Boy do I have a salt story. I’ll wait. (It was low BTW).
Maybe we’ll all have to get light bulb handicap stickers for our front doors to have them. Can’t wait until they make us go to the special counter to purchase them and sign that we aren’t using them illegally.
Whether the incandescent bulb is too hot, too wasting of energy or what not should not really be the business of government.
You want LED systems ? Knock yourself out as long as you don;t vote for a bureaucrat that forces me to buy what I think is value for money for myself.
LET THE FREE MARKET DECIDE. If the value for money of Edisons invention drops to a point where it is no longer economical to own them, people will abandon them.
Why do we allow politicians and bureaucrats to decide this for us ? First, the light bulb, then what next ? Eat your veggies three times a day or else.... ???
What kind of people are we becoming ?
I just realized that my post could be misunderstood as a joke or a wise crack.
What I was asking about was the odor that comes from the sewer line in unused plumbing fixtures, when the water in the p-trap evaporates from non use.
There's a reason those suckers are subjected to government regulation.
Now, going back up the line to the consumer, that's where the demand for power comes from.
In reality there's not much demand on the grid that comes from incandescent lights because they are used only for residential lighting these days, which has been the case since WWII.
The argument you should be making is that there's NO ADVANTAGE in discontinuing incandescent bulbs used for residential lighting.
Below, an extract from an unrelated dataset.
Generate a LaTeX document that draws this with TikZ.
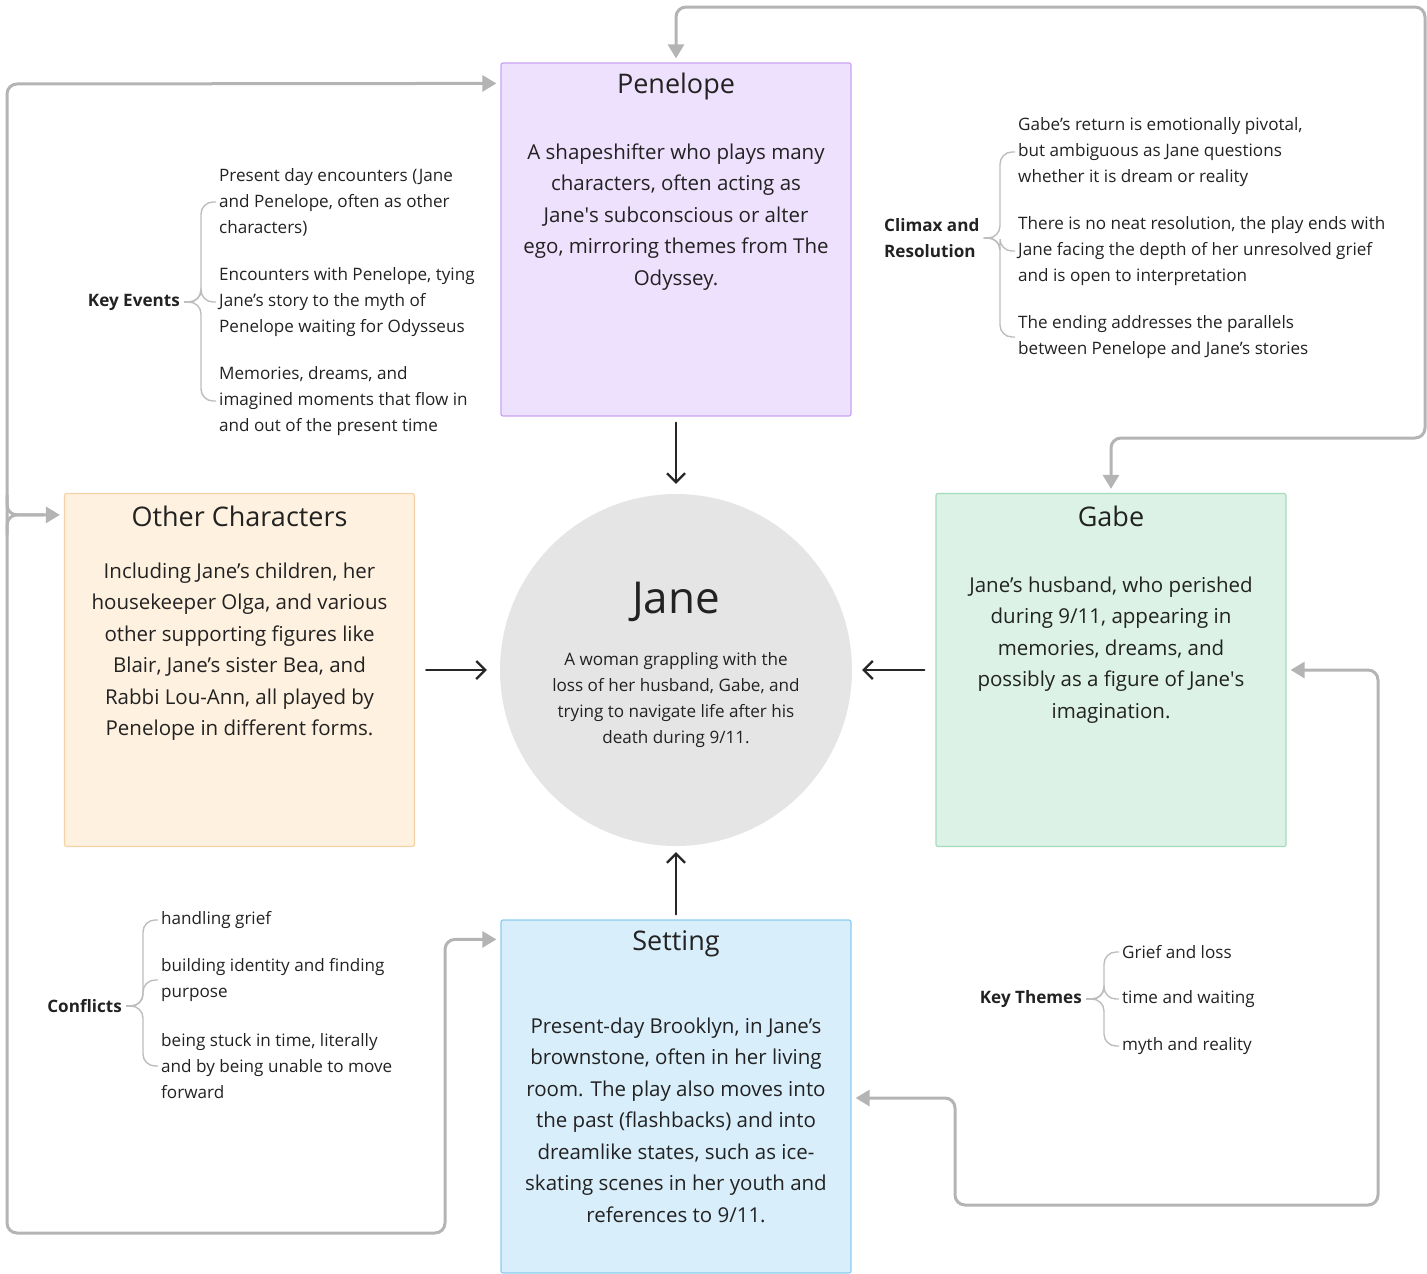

On the other hand, there is an advantage in regulating power plants ~ and that's because the wind blows, water flows, people breath, and so forth.
Ironically, the future of lighting is LEDs. They’re even more energy efficient than CFL’s and have none of the drawbacks. Governments shouldn’t be wasting their time pushing dead-end CFL technology; but that would require them to act logically, and that’s expecting too much.